John Fields said:
---
Because the turns ratio has nothing to do with the resistance ratio.
---
---
Well, no. What _really_ matters is the resistance of the winding,
since that'll determine the voltage dropped across it, and that
voltage won't be able to be used by the load. While the I²R losses
increase the winding's resistance, it's not usually enough to
matter much. For a clue, take a look at the temperature coefficient
of resistance of copper and translate that to the change in
resistance of a winding due to the change in temp. In any case, the
temp rise because of I²R losses should be taken care of during the
design of the transformer and the proper wire size chosen to give
the desired regulation at that maximum temperature.
---
---
You _cannot_ use any wire size in any application and expect the
application to work. For example, it would be pointless to wind a
secondary expected to supply 12 volts at 10 amperes with a single
strand of #40 AWG.
---
---
Precisely. And, for the transformer the OP was talking about,
(which he was using as a stepup transformer to get the results he
did) it would have been pointless to have wound the high-voltage
winding with larger diameter wire than the low-voltage winding.
No! Why you think he is winding anything? They are already wound and it was
wound for a specific application. In general you are correct in that for a
step up the wire diameter will be smaller because there is less current. The
point I'm trying to make is that it is not a necessary or sufficient
requirement for step up transformers. maybe in 99.999% of transfomers it
will hold but even then there is no "formula" to calculate the diameter of
the secondary from the primary or vice versa.

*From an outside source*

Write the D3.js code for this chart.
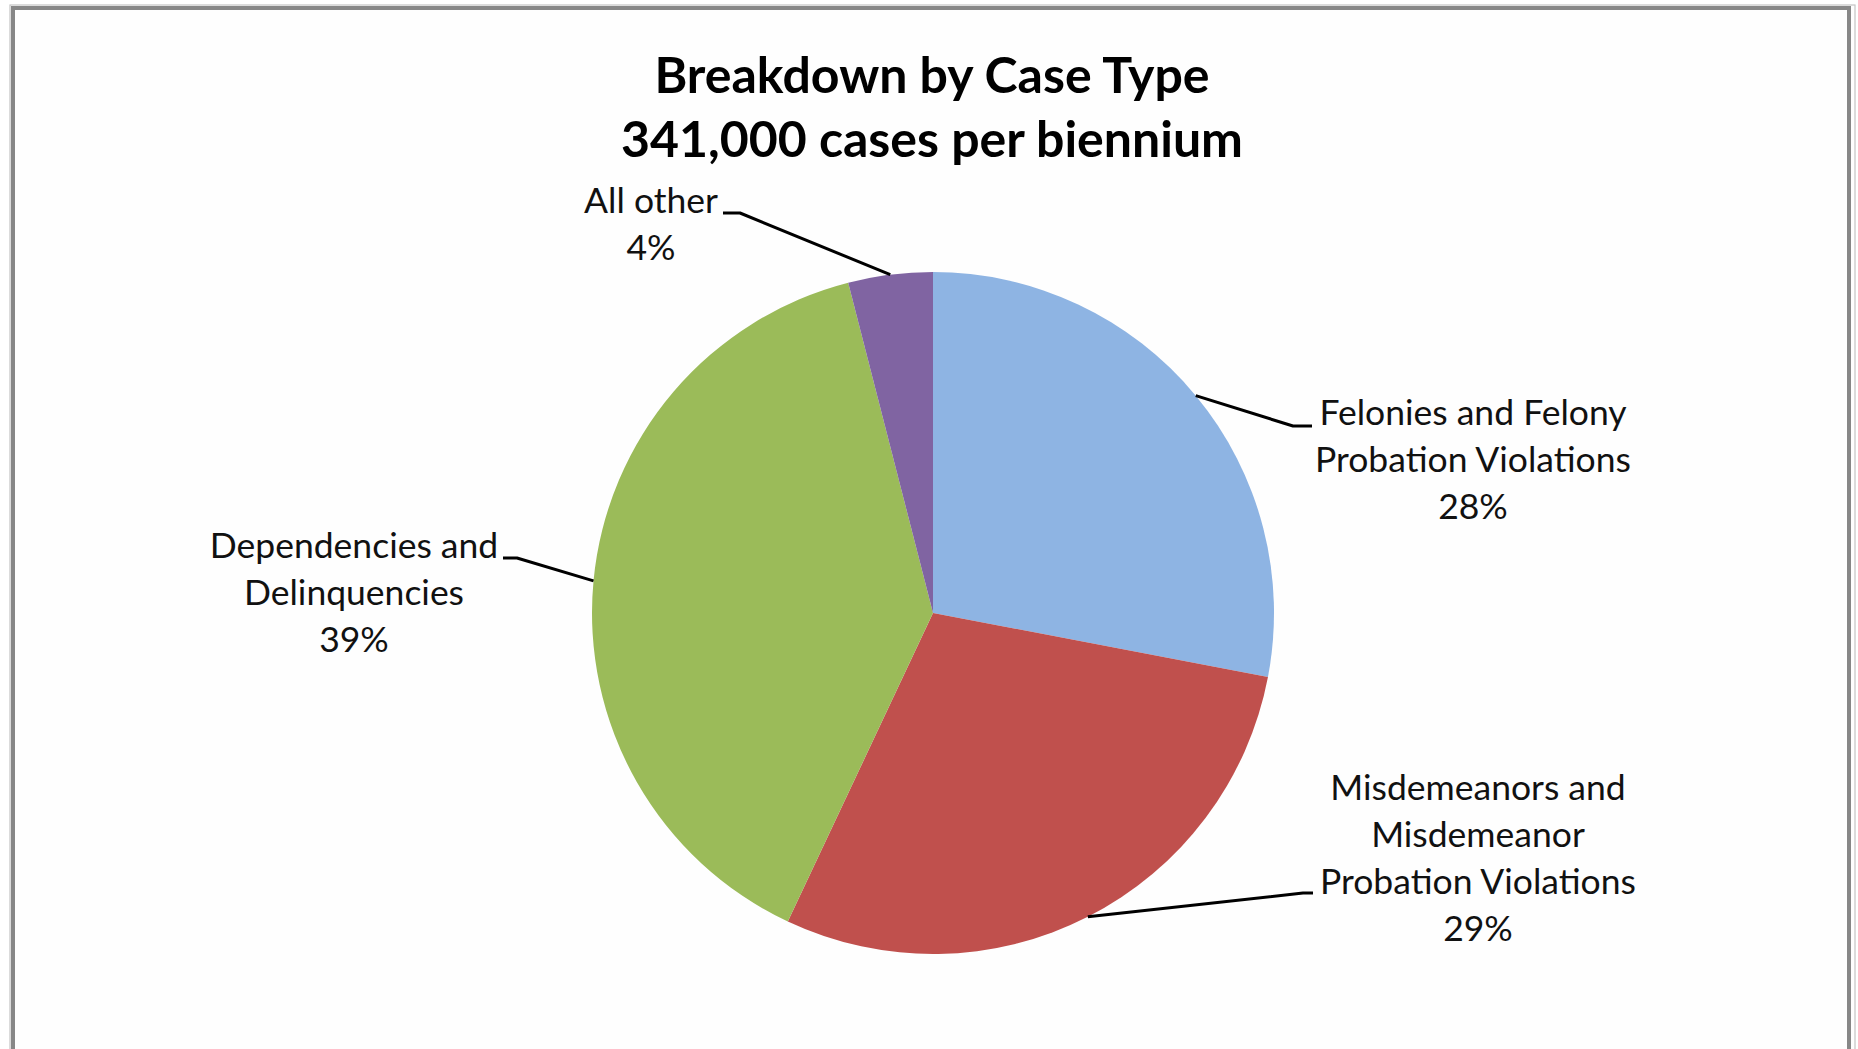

I could easily make a transformer that would violate your "principle" and it
would work fine! Sure it might be cost or space inefficient but the
tranformer itself doesn't care.
Now you say "Well if its too small then it will over heat"!! This has
nothing to do with basic ideal transformer theory which says nothing about
wire's resistances or anything. Hell, if I wanted I could then just use
super conducting material and use infinitely thin wire on both sides!!
I think thats what you are doing. You are trying to make the OP think that
the diameter matters and gives a good approximation to the turns ratio and
it doesn't. Go take a transformer and measure the diameters then take the
ratio and I bet you won't get a good approximation to the turns ratio! I
DARE YOU!
Since I know you are chicken I did it for you. I have a tranformer on my
desk. Its a step down from 120:12(approximately) so its about 10:1.
The diameter of the primary is 100mil, the diameter of the secondary is 40
mil.... hmmm, is this 10:1 or 1:10? not even close!
Of course now you will claim that the person who made the transformer is
nutz and has no clue about transformer design.
WTF? I asked why that isn't shown in the books... I'm ASKING you why that
isn't true because you are essentially claiming it is. Thats why I have
question marks there.
Forget it... I can see this is a lost cause.
Damn, I really thought I put you on my ignore list... along with the other
morons. Well, you won't escape this time.